Rather than leave users with the September 2007 ‘Community Preview’ of the Hyper-V technology, Microsoft clearly believes Hyper-V has been improved enough to be classed as a beta, showing progress has been made, and presumably continue working on improving the software as rapidly as possible as feedback comes from Microsoft’s error reporting systems and starts arriving in steadily growing volume.

The Hyper-V beta is much improved, according to Microsoft’s Hyper-V website, offering a raft of new features that sound impressive for those running server farms and data centres, although in response to the Microsoft threat, Information Week has quoted VMware's Bogomil Balkansky, the senior director of product marketing, saying that: “We've been selling products since 2001 Microsoft is shipping in beta something that represented the state of the art five years ago.”
 
That said, no-one would be using Hyper-V in a production environment at the moment, given its brand new beta status, where problems are expected to occur. Most virtualisation customers are either using market leader VMware, growing competitor Xen (recently purchased by Citrix), Parallels (formely SWsoft and most famous for Parallels Desktop for Mac),  Microsoft’s Virtual PC, Sun, Microsoft and also Novell, depending on whether they’re running servers, consumer desktops and notebooks, Windows, Linux or Macs.
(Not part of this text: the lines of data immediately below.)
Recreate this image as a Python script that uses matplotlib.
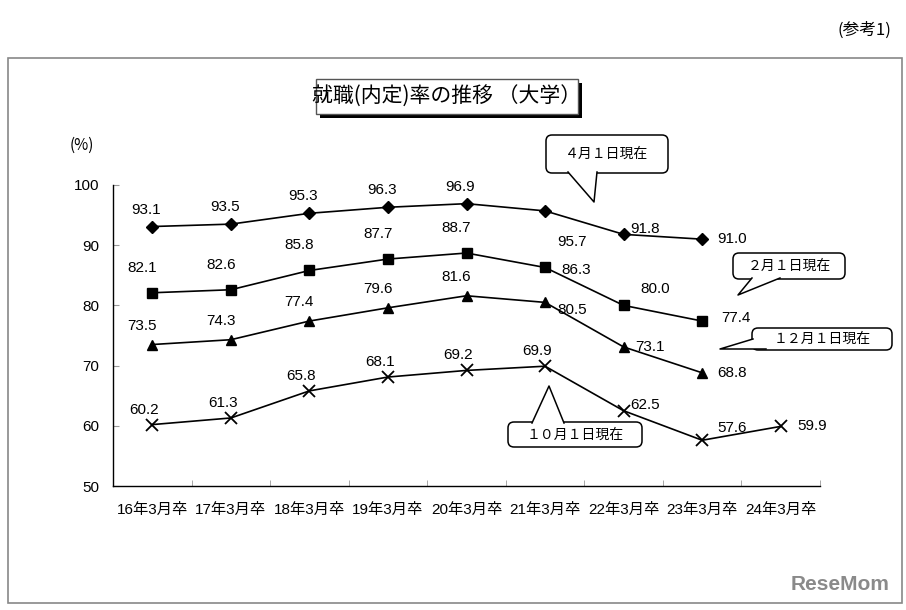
import matplotlib
matplotlib.use("Agg")
import matplotlib.pyplot as plt
from matplotlib.patches import FancyBboxPatch, Polygon, Rectangle
from matplotlib.ticker import MultipleLocator, FixedLocator

plt.rcParams['font.family'] = ['Liberation Sans', 'Noto Sans CJK JP', 'DejaVu Sans']

# data
categories = ["16年3月卒", "17年3月卒", "18年3月卒", "19年3月卒", "20年3月卒",
              "21年3月卒", "22年3月卒", "23年3月卒", "24年3月卒"]
apr1 = [93.1, 93.5, 95.3, 96.3, 96.9, 95.7, 91.8, 91.0]
feb1 = [82.1, 82.6, 85.8, 87.7, 88.7, 86.3, 80.0, 77.4]
dec1 = [73.5, 74.3, 77.4, 79.6, 81.6, 80.5, 73.1, 68.8]
oct1 = [60.2, 61.3, 65.8, 68.1, 69.2, 69.9, 62.5, 57.6, 59.9]

W, H = 906, 610
fig = plt.figure(figsize=(W / 100, H / 100), dpi=100)

# main axes, placed by pixel box
ax_l, ax_r, ax_t, ax_b = 113, 820, 185, 486
ax = fig.add_axes([ax_l / W, (H - ax_b) / H, (ax_r - ax_l) / W, (ax_b - ax_t) / H])
ax.set_xlim(-0.5, len(categories) - 0.5)
ax.set_ylim(50, 100)
ax.spines['top'].set_visible(False)
ax.spines['right'].set_visible(False)
ax.spines['left'].set_linewidth(1.0)
ax.spines['bottom'].set_linewidth(1.0)
ax.yaxis.set_major_locator(MultipleLocator(10))
ax.tick_params(axis='y', direction='in', length=4, color='#999999', labelsize=11, pad=10)
ax.set_xticks(range(len(categories)))
ax.set_xticklabels(categories, fontsize=11)
ax.tick_params(axis='x', length=0, pad=12)
ax.xaxis.set_minor_locator(FixedLocator([i + 0.5 for i in range(len(categories))]))
ax.tick_params(axis='x', which='minor', direction='in', length=4, color='#999999')

series = [
    (apr1, 'D', 6, -17, -6),
    (feb1, 's', 7.5, -25, -10),
    (dec1, '^', 7.5, -19, -10),
    (oct1, 'x', 8, -15, -8),
]
# labels drawn to the right of the point: index -> (dx, dy) pixels (dy down)
right_labels = [
    {5: (12, 31), 6: (7, -5), 7: (15, 0)},
    {5: (16, 3), 6: (17, -16), 7: (19, -3)},
    {5: (12, 8), 6: (12, 0), 7: (15, 0)},
    {6: (7, -6), 7: (15, -12), 8: (17, 0)},
]

for (vals, mk, ms, dy_up, dx_up), rl in zip(series, right_labels):
    xs = list(range(len(vals)))
    ax.plot(xs, vals, color='black', lw=1.2, marker=mk, ms=ms,
            mew=1.3 if mk == 'x' else 1.0, mfc='black', mec='black', clip_on=False)
    for i, v in enumerate(vals):
        if i in rl:
            dx, dy = rl[i]
            ax.annotate(f"{v:.1f}", (i, v), xytext=(dx, -dy), textcoords='offset pixels',
                        ha='left', va='center', fontsize=11)
        else:
            ax.annotate(f"{v:.1f}", (i, v), xytext=(dx_up, -dy_up), textcoords='offset pixels',
                        ha='center', va='center', fontsize=11)

# overlay in pixel coordinates for frame, title and callouts
ov = fig.add_axes([0, 0, 1, 1], facecolor='none')
ov.set_xlim(0, W)
ov.set_ylim(H, 0)
ov.axis('off')

ov.add_patch(Rectangle((8, 58), 894, 545, fill=False, ec='#888888', lw=1.2))
ov.text(864, 30, "(参考1)", ha='center', va='center', fontsize=12,
        family=['Noto Sans CJK JP'])

# title box with shadow
ov.add_patch(Rectangle((320, 83), 262, 35, fc='black', ec='none'))
ov.add_patch(Rectangle((316, 79), 262, 35, fc='white', ec='#555555', lw=1.0))
ov.text(447, 97, "就職(内定)率の推移 （大学）", ha='center', va='center', fontsize=15,
        family=['Noto Sans CJK JP'])

ov.text(82, 145, "(%)", ha='center', va='center', fontsize=11,
        family=['Noto Sans CJK JP'])


def callout(x0, y0, x1, y1, tail, text, fs=10):
    box = FancyBboxPatch((x0, y0), x1 - x0, y1 - y0,
                         boxstyle="round,pad=0,rounding_size=6",
                         fc='white', ec='black', lw=1.1)
    ov.add_patch(box)
    a, tip, b = tail
    ov.add_patch(Polygon([a, tip, b], closed=True, fc='white', ec='none'))
    ov.plot([a[0], tip[0], b[0]], [a[1], tip[1], b[1]], color='black', lw=1.1)
    ov.text((x0 + x1) / 2, (y0 + y1) / 2, text, ha='center', va='center', fontsize=fs,
            family=['Noto Sans CJK JP'])


callout(546, 135, 668, 173, ((568, 172), (594, 202), (597, 172)), "４月１日現在")
callout(733, 253, 845, 279, ((752, 278), (738, 295), (780, 278)), "２月１日現在")
callout(752, 328, 892, 350, ((753, 339), (720, 349), (766, 349)), "１２月１日現在")
callout(508, 422, 642, 447, ((532, 423), (549, 386), (564, 423)), "１０月１日現在")

ov.text(840, 585, "ReseMom", ha='center', va='center', fontsize=15, fontweight='bold',
        color='#8a8a8a')

fig.savefig("out.png", dpi=100)
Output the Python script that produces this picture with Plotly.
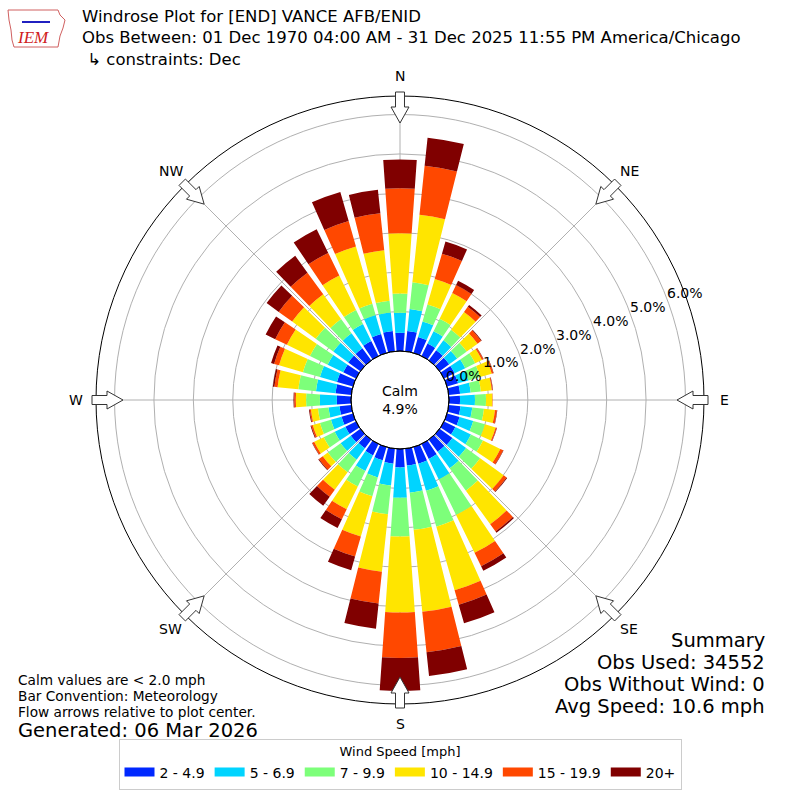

Information Week also quotes analysts saying that only 5% of the server market has been virtualised so far, showing how large the market and the market opportunity still is. This has placed VMware in the position of facing a raft of customers, some of whom are or could in the future offer their software free as part of their operating system offering.

Free products affect your income stream, so if you’re still going to charge money, you need to out innovate your competition. So far, VMware’s recent moves into being partially built into server hardware and the sheer superiority of their server virtualisation software show that their multi-year lead is pushing virtualisation into new directions, while giving competitors plenty of ideas to copy.